Some caveats, depending how you set the variables you may need to be located in the root of your site. This applies for the default settings that both sites come with, as the root is determined relative to the directory that the command is run in.
Manage¶
There are a number of data management commands that come with Biostar.
The biostar.sh manager¶
The biostar.sh shell command automatizes a number of commonly used tasks. Run it with no parameters to get help on a typical usage:
Usage:
$ biostar.sh <command>
Multiple commands may be used on the same line:
$ biostar.sh init import run
Commands:
init - initializes the database
run - runs the development server
index - initializes the search index
test - runs all tests
env - shows all customizable environment variables
import - imports the data fixture JSON_DATA_FIXTURE=import/default-fixture.json.gz
dump - dumps data as JSON_DATA_FIXTURE=import/default-fixture.json.gz
delete - removes the sqlite database DATABASE_NAME=biostar.db
pg_drop - drops postgres DATABASE_NAME=biostar.db
pg_create - creates postgres DATABASE_NAME=biostar.db
pg_import f.gz - imports the gzipped filename into postgres DATABASE_NAME=biostar.db
Use environment variables to customize settings. See the docs.
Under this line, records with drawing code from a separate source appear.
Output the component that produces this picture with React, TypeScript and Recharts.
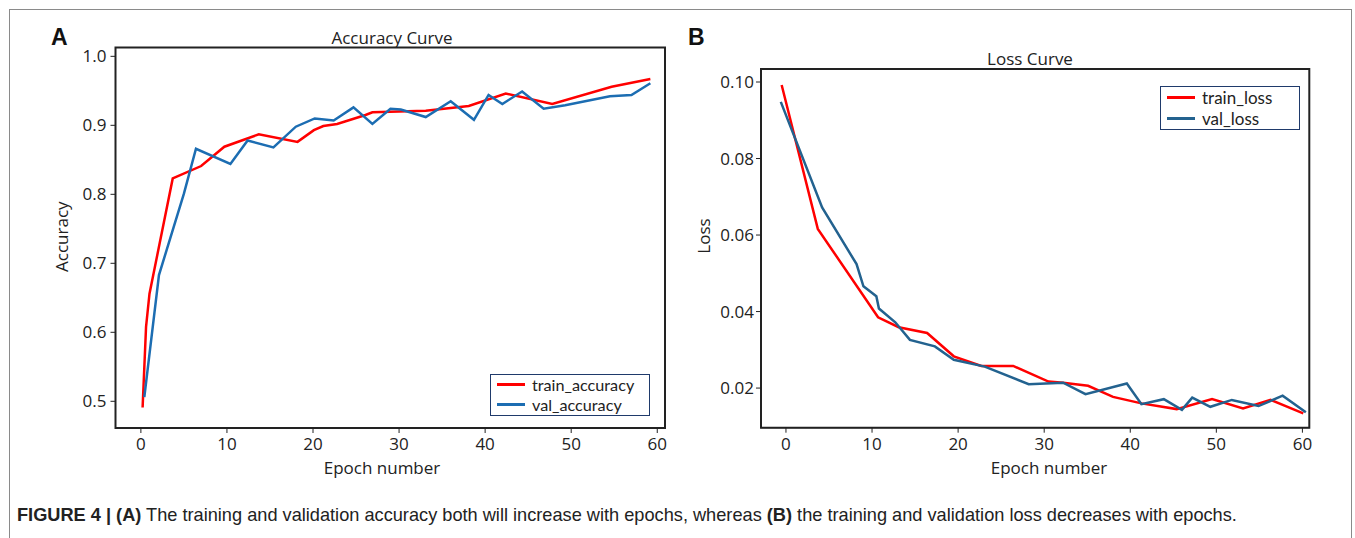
import React from "react";
import { Legend, Line, LineChart, ReferenceArea, XAxis, YAxis } from "recharts";

// accuracy panel (A) – vertices
const accTrainEpoch = [0.2, 0.6, 1.0, 3.7, 7.0, 9.7, 13.7, 18.2, 20.1, 21.2, 22.8, 26.1, 26.9, 33.1, 38.1, 42.4, 47.8, 54.7, 59.2];
const accTrainValue = [0.491, 0.608, 0.656, 0.823, 0.841, 0.869, 0.887, 0.876, 0.893, 0.899, 0.902, 0.915, 0.919, 0.921, 0.928, 0.946, 0.931, 0.956, 0.967];
const accValEpoch = [0.4, 2.1, 5.0, 6.4, 10.4, 12.4, 15.4, 18.0, 20.2, 22.4, 24.7, 26.9, 29.0, 30.2, 33.1, 36.0, 38.7, 40.4, 42.0, 44.3, 46.8, 49.3, 54.5, 57.0, 59.2];
const accValValue = [0.506, 0.683, 0.801, 0.866, 0.844, 0.878, 0.868, 0.898, 0.91, 0.907, 0.926, 0.902, 0.924, 0.923, 0.912, 0.935, 0.908, 0.944, 0.931, 0.949, 0.924, 0.929, 0.942, 0.944, 0.961];

// loss panel (B)
const lossTrainEpoch = [-0.5, 3.7, 10.7, 13.1, 16.4, 19.5, 22.7, 26.4, 30.5, 32.2, 35.1, 38.0, 41.3, 45.4, 49.5, 53.1, 56.3, 60.1];
const lossTrainValue = [0.0992, 0.0616, 0.0385, 0.0359, 0.0344, 0.0283, 0.0258, 0.0258, 0.0217, 0.0214, 0.0206, 0.0177, 0.016, 0.0145, 0.0171, 0.0147, 0.0169, 0.0134];
const lossValEpoch = [-0.6, 4.2, 8.2, 9.0, 10.5, 10.8, 12.7, 14.4, 17.3, 19.5, 23.1, 28.2, 32.2, 34.8, 39.6, 41.3, 43.9, 46.0, 47.2, 49.3, 51.8, 54.9, 57.7, 60.4];
const lossValValue = [0.0948, 0.0672, 0.0524, 0.0466, 0.044, 0.0408, 0.0372, 0.0326, 0.0309, 0.0274, 0.0256, 0.021, 0.0214, 0.0184, 0.0212, 0.0158, 0.0171, 0.0143, 0.0175, 0.0151, 0.0169, 0.0153, 0.018, 0.0137];

const epochTicks = [0, 10, 20, 30, 40, 50, 60];
const accTicks = [0.5, 0.6, 0.7, 0.8, 0.9, 1.0];
const lossTicks = [0.02, 0.04, 0.06, 0.08, 0.1];

const FONT = "'Open Sans', 'DejaVu Sans', sans-serif";
const INK = "#222";

const toRows = (xs: number[], ys: number[], key: string) =>
  xs.map((x, i) => ({ epoch: x, [key]: ys[i] }));

const accTrain = toRows(accTrainEpoch, accTrainValue, "train_accuracy");
const accVal = toRows(accValEpoch, accValValue, "val_accuracy");
const lossTrain = toRows(lossTrainEpoch, lossTrainValue, "train_loss");
const lossVal = toRows(lossValEpoch, lossValValue, "val_loss");

function BoxLegend({ payload, rowH, size }: any) {
  return (
    <div
      style={{
        boxSizing: "border-box",
        width: "100%",
        height: "100%",
        border: "1.5px solid #1f3a6b",
        background: "#fff",
        padding: "0px 6px",
        fontFamily: "Lato, 'Open Sans', sans-serif",
        fontSize: size,
        color: INK,
        lineHeight: `${rowH}px`,
      }}
    >
      {(payload || []).map((p: any) => (
        <div key={p.value} style={{ display: "flex", alignItems: "center", height: rowH }}>
          <span style={{ width: 28, height: 3, background: p.color, marginRight: 7 }} />
          <span>{p.value}</span>
        </div>
      ))}
    </div>
  );
}

const tickStyle = { fontSize: 17, fill: INK, fontFamily: FONT };

function AccuracyChart() {
  const xd: [number, number] = [-2.95, 60.9];
  const yd: [number, number] = [0.4613, 1.0128];
  return (
    <LineChart width={680} height={490} margin={{ top: 47.5, right: 15, left: 0, bottom: 0 }}>
      <XAxis type="number" dataKey="epoch" domain={xd} ticks={epochTicks} allowDataOverflow
        height={62} tickSize={5} tickMargin={5} stroke={INK} tick={tickStyle} />
      <YAxis type="number" domain={yd} ticks={accTicks} allowDataOverflow width={115.5}
        tickSize={5} tickMargin={4} stroke={INK} tick={tickStyle} tickFormatter={(v: number) => v.toFixed(1)} />
      <ReferenceArea x1={xd[0]} x2={xd[1]} y1={yd[0]} y2={yd[1]} fill="none" stroke={INK} strokeWidth={2} />
      <Line data={accTrain} dataKey="train_accuracy" type="linear" stroke="#ff0000" strokeWidth={2.5}
        dot={false} isAnimationActive={false} />
      <Line data={accVal} dataKey="val_accuracy" type="linear" stroke="#1c6db2" strokeWidth={2.5}
        dot={false} isAnimationActive={false} />
      <Legend layout="vertical" align="center" verticalAlign="middle"
        wrapperStyle={{ left: 490, top: 374, width: 160, height: 42 }}
        content={(props: any) => <BoxLegend {...props} rowH={19.8} size={16.2} />} />
    </LineChart>
  );
}

function LossChart() {
  const xd: [number, number] = [-2.9, 60.8];
  const yd: [number, number] = [0.00964, 0.1034];
  return (
    <LineChart width={680} height={490} margin={{ top: 69, right: 50.7, left: 0, bottom: 0 }}>
      <XAxis type="number" dataKey="epoch" domain={xd} ticks={epochTicks} allowDataOverflow
        height={62.3} tickSize={5} tickMargin={5} stroke={INK} tick={tickStyle} />
      <YAxis type="number" domain={yd} ticks={lossTicks} allowDataOverflow width={81}
        tickSize={5} tickMargin={2} stroke={INK} tick={tickStyle} tickFormatter={(v: number) => v.toFixed(2)} />
      <ReferenceArea x1={xd[0]} x2={xd[1]} y1={yd[0]} y2={yd[1]} fill="none" stroke={INK} strokeWidth={2} />
      <Line data={lossTrain} dataKey="train_loss" type="linear" stroke="#ff0000" strokeWidth={2.5}
        dot={false} isAnimationActive={false} />
      <Line data={lossVal} dataKey="val_loss" type="linear" stroke="#23628f" strokeWidth={2.5}
        dot={false} isAnimationActive={false} />
      <Legend layout="vertical" align="center" verticalAlign="middle"
        wrapperStyle={{ left: 480, top: 86, width: 140, height: 44 }}
        content={(props: any) => <BoxLegend {...props} rowH={21} size={17} />} />
    </LineChart>
  );
}

export default function App() {
  return (
    <div style={{ position: "absolute", left: 0, top: 0, width: 1355, height: 538, overflow: "hidden", background: "#fff" }}>
      <div style={{ position: "absolute", left: 9, top: 9, width: 1341, height: 560, border: "1.5px solid #8a8a8a" }} />
      <div style={{ position: "absolute", left: 0, top: 0 }}>
        <AccuracyChart />
      </div>
      <div style={{ position: "absolute", left: 680, top: 0 }}>
        <LossChart />
      </div>
      <svg width={1355} height={538} style={{ position: "absolute", left: 0, top: 0, pointerEvents: "none" }}>
        <g fontFamily="'Liberation Sans', Arial, sans-serif" fontWeight="bold" fontSize={23} fill="#111">
          <text x={51} y={45}>A</text>
          <text x={688} y={45}>B</text>
        </g>
        <g fontFamily={FONT} fontSize={17} fill={INK} textAnchor="middle" dominantBaseline="central">
          <text x={392} y={37}>Accuracy Curve</text>
          <text x={1030} y={58}>Loss Curve</text>
          <text x={382} y={467}>Epoch number</text>
          <text x={1049} y={467}>Epoch number</text>
          <text transform="translate(61.5,236.7) rotate(-90)">Accuracy</text>
          <text transform="translate(703,236) rotate(-90)">Loss</text>
        </g>
      </svg>
      <div style={{ position: "absolute", left: 17, top: 505, fontFamily: "'Liberation Sans', Arial, sans-serif", fontSize: 18.2, color: "#222", whiteSpace: "nowrap" }}>
        <b>FIGURE 4 | (A)</b> The training and validation accuracy both will increase with epochs, whereas <b>(B)</b> the training and validation loss decreases with epochs.
      </div>
    </div>
  );
}
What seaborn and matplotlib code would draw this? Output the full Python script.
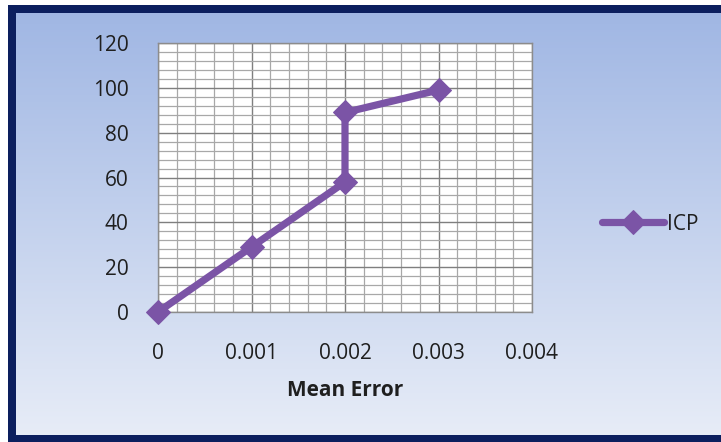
import numpy as np
import pandas as pd
import seaborn as sns
import matplotlib.pyplot as plt
from matplotlib.patches import Rectangle
from matplotlib.ticker import MultipleLocator

# values
mean_error = [0, 0.001, 0.002, 0.002, 0.003]
icp = [0, 29, 58, 89, 99]
x_ticks = [0, 0.001, 0.002, 0.003, 0.004]
x_labels = ["0", "0.001", "0.002", "0.003", "0.004"]
y_ticks = [0, 20, 40, 60, 80, 100, 120]

df = pd.DataFrame({"Mean Error": mean_error, "ICP": icp})

sns.set_style("white")
plt.rcParams["font.family"] = ["Open Sans", "DejaVu Sans"]

purple = "#7b54a6"
txt = "#1f1f1f"
fig = plt.figure(figsize=(7.21, 4.42), dpi=100)
fig.patch.set_facecolor("white")

# gradient background with navy frame
bg = fig.add_axes([0, 0, 1, 1], zorder=-10)
grad = np.linspace(0, 1, 256).reshape(-1, 1)
top = np.array([0.62, 0.71, 0.89])
bot = np.array([0.91, 0.93, 0.97])
img = top + (bot - top) * grad[..., None]
bg.imshow(img, aspect="auto", extent=[0, 1, 0, 1], origin="upper")
bg.set_xlim(0, 1)
bg.set_ylim(0, 1)
bg.axis("off")
W, H = 721, 442
bg.add_patch(Rectangle((0, 1 - 5 / H), 1, 5 / H, color="white", lw=0))
bg.add_patch(Rectangle((0, 0), 8 / W, 1, color="white", lw=0))
bg.add_patch(Rectangle((8 / W, 1 - 13 / H), 1, 8 / H, color="#0c1f5e", lw=0))
bg.add_patch(Rectangle((8 / W, 0), 8 / W, 1 - 5 / H, color="#0c1f5e", lw=0))
bg.add_patch(Rectangle((8 / W, 0), 1, 7 / H, color="#0c1f5e", lw=0))

ax = fig.add_axes([158 / W, 1 - 312 / H, (532 - 158) / W, (312 - 43) / H])
ax.set_facecolor("white")

sns.lineplot(data=df, x="Mean Error", y="ICP", sort=False, estimator=None,
             marker="D", markersize=12, color=purple, linewidth=5.2,
             markeredgecolor=purple, ax=ax, clip_on=False, label="ICP", legend=False,
             zorder=5)

ax.set_xlim(0, 0.004)
ax.set_ylim(0, 120)
ax.set_xticks(x_ticks)
ax.set_xticklabels(x_labels)
ax.set_yticks(y_ticks)
ax.xaxis.set_minor_locator(MultipleLocator(0.0002))
ax.yaxis.set_minor_locator(MultipleLocator(4))
ax.grid(which="major", color="#7f7f7f", linewidth=1.0)
ax.grid(which="minor", color="#a8a8a8", linewidth=0.9)
ax.set_axisbelow(True)
for s in ax.spines.values():
    s.set_color("#8c8c8c")
    s.set_linewidth(1)
ax.tick_params(which="major", axis="both", length=6, color="#8c8c8c",
               labelsize=15, labelcolor=txt, direction="out")
ax.tick_params(which="minor", length=0)
ax.tick_params(axis="x", pad=18, length=4)
ax.tick_params(axis="y", pad=12, length=9)
ax.set_xlabel("Mean Error", fontsize=15, fontweight="bold", color=txt, labelpad=12)
ax.set_ylabel("")

handles, labels = ax.get_legend_handles_labels()
fig.legend(handles, labels, loc="center left", bbox_to_anchor=(583 / W, 1 - 224 / H),
           frameon=False, fontsize=15, handlelength=3.0, handletextpad=0.15,
           labelcolor=txt)

fig.savefig("out.png", dpi=100)
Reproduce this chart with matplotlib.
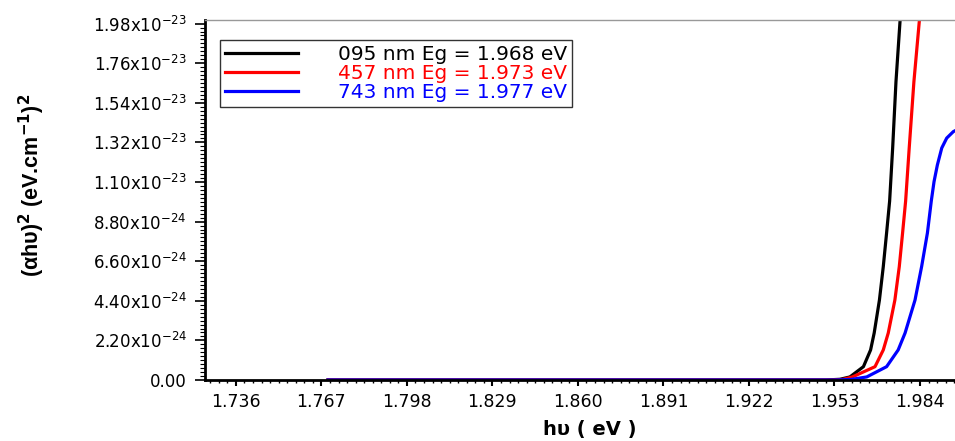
import matplotlib
matplotlib.use("Agg")
import matplotlib.pyplot as plt
from matplotlib import font_manager
from matplotlib.ticker import MultipleLocator, FixedLocator, FixedFormatter

plt.rcParams['font.family'] = ['DejaVu Sans']
plt.rcParams['mathtext.fontset'] = 'dejavusans'
plt.rcParams['mathtext.default'] = 'regular'

_names = {f.name for f in font_manager.fontManager.ttflist}
ylab_family = 'Liberation Sans Narrow' if 'Liberation Sans Narrow' in _names else 'Liberation Sans'

# ---- data ----
labels = ["095 nm Eg = 1.968 eV", "457 nm Eg = 1.973 eV", "743 nm Eg = 1.977 eV"]
colors = ["black", "red", "blue"]

hv_095 = [1.7694, 1.80, 1.85, 1.90, 1.94, 1.9500, 1.9550, 1.9586, 1.9635, 1.9661,
          1.9674, 1.9693, 1.9707, 1.9719, 1.9730, 1.9741, 1.9753, 1.9768, 1.9778]
ab_095 = [0, 0, 0, 0, 0, 0, 0.04e-24, 0.17e-24, 0.74e-24, 1.67e-24,
          2.61e-24, 4.44e-24, 6.30e-24, 8.17e-24, 9.94e-24, 1.289e-23, 1.657e-23, 2.00e-23, 2.30e-23]

hv_457 = [1.7694, 1.80, 1.85, 1.90, 1.94, 1.9520, 1.9560, 1.9595, 1.9677, 1.9707,
          1.9725, 1.9749, 1.9765, 1.9777, 1.9788, 1.9801, 1.9818, 1.9838, 1.9847]
ab_457 = [0, 0, 0, 0, 0, 0, 0.03e-24, 0.17e-24, 0.74e-24, 1.67e-24,
          2.61e-24, 4.44e-24, 6.30e-24, 8.17e-24, 9.94e-24, 1.289e-23, 1.657e-23, 2.00e-23, 2.30e-23]

hv_743 = [1.7694, 1.80, 1.85, 1.90, 1.94, 1.9530, 1.9590, 1.9647, 1.9719, 1.9761,
          1.9786, 1.9822, 1.9846, 1.9867, 1.9881, 1.9891, 1.9903, 1.9919, 1.9937,
          1.9961, 1.9974]
ab_743 = [0, 0, 0, 0, 0, 0, 0.03e-24, 0.17e-24, 0.74e-24, 1.67e-24,
          2.61e-24, 4.44e-24, 6.30e-24, 8.17e-24, 9.94e-24, 1.102e-23, 1.194e-23,
          1.289e-23, 1.344e-23, 1.380e-23, 1.390e-23]

x_ticks = [1.736, 1.767, 1.798, 1.829, 1.860, 1.891, 1.922, 1.953, 1.984]
y_ticks = [0, 2.2e-24, 4.4e-24, 6.6e-24, 8.8e-24, 1.1e-23, 1.32e-23, 1.54e-23, 1.76e-23, 1.98e-23]
y_ticklabels = ["0.00", "2.20x10$^{-24}$", "4.40x10$^{-24}$", "6.60x10$^{-24}$",
                "8.80x10$^{-24}$", "1.10x10$^{-23}$", "1.32x10$^{-23}$", "1.54x10$^{-23}$",
                "1.76x10$^{-23}$", "1.98x10$^{-23}$"]

fig = plt.figure(figsize=(9.55, 4.41), dpi=100)
ax = fig.add_axes([205/955, 1-380/441, 1-205/955, (380-20)/441])

for hv, ab, c, lab in zip([hv_095, hv_457, hv_743], [ab_095, ab_457, ab_743], colors, labels):
    ax.plot(hv, ab, color=c, lw=2.3, label=lab, solid_joinstyle='round')

ax.set_xlim(1.7248, 1.9967)
ax.set_ylim(0, 2.0e-23)

ax.xaxis.set_major_locator(FixedLocator(x_ticks))
ax.xaxis.set_major_formatter(FixedFormatter([f"{v:.3f}" for v in x_ticks]))
ax.xaxis.set_minor_locator(MultipleLocator(0.0031))
ax.yaxis.set_major_locator(FixedLocator(y_ticks))
ax.yaxis.set_major_formatter(FixedFormatter(y_ticklabels))
ax.yaxis.set_minor_locator(MultipleLocator(2.2e-25))

ax.tick_params(axis='x', which='major', direction='out', length=4.5, width=1.5,
               labelsize=12.5, pad=5)
ax.tick_params(axis='x', which='minor', direction='out', length=2.3, width=1.0)
ax.tick_params(axis='y', which='major', direction='out', length=7, width=1.2,
               labelsize=12, pad=6)
ax.tick_params(axis='y', which='minor', direction='out', length=3.5, width=0.8)

ax.spines['right'].set_visible(False)
ax.spines['top'].set_color('#999999')
ax.spines['top'].set_linewidth(1.0)
ax.spines['left'].set_linewidth(2)
ax.spines['bottom'].set_linewidth(2)

ax.set_xlabel("h\u03c5 ( eV )", fontsize=14, fontweight='bold')
ax.xaxis.set_label_coords((590 - 205) / 750, -(420 - 380) / 360)
ax.xaxis.label.set_va('top')

ax.set_ylabel("(\u03b1h\u03c5)$^{\\mathbf{2}}$ (eV.cm$^{\\mathbf{-1}}$)$^{\\mathbf{2}}$",
              fontsize=15.5, fontweight='bold', family=[ylab_family, 'DejaVu Sans'])
ax.yaxis.set_label_coords(-(205 - 47) / 750, (380 - 185) / 360)

leg = ax.legend(loc='upper left', bbox_to_anchor=(15/750, 1-20/360), frameon=True,
                fancybox=False, edgecolor='black', fontsize=14.5, labelcolor='linecolor',
                handlelength=3.6, handletextpad=2.0, borderpad=0.25, labelspacing=0.0,
                borderaxespad=0)
leg.get_frame().set_linewidth(1.0)

fig.savefig("out.png", dpi=100)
DJANGO_SETTINGS_MODULE=biostar.settings.base
Subcommands¶
In addition there are a number of data management commands that are implemented for the each app. Run:
python manage.py help
And look for the output for the app [server]
, these commands will look like:
[server]
biostar_pg_dump
delete_database
import_biostar1
import_mbox
initialize_site
prune_data
usermod
sqlfix
sitemap
user_crawl
test_email
test_task
patch
You can run each of these subcommands with the -h flag to get more information on them.
Command line tagging¶
There is a command line tool to perform content tagging based on a regular expression. The invocation is:
workon biostar
source live/deploy.env
python manage.py patch --tag "regexp:tag1,tag2,tag3"
Where the regular expression regexp
will be searched against the content and when found matching
tags tag1
, tag2
, tag3
will be applied. Example:
python manage.py patch --tag "gff:gff,interval"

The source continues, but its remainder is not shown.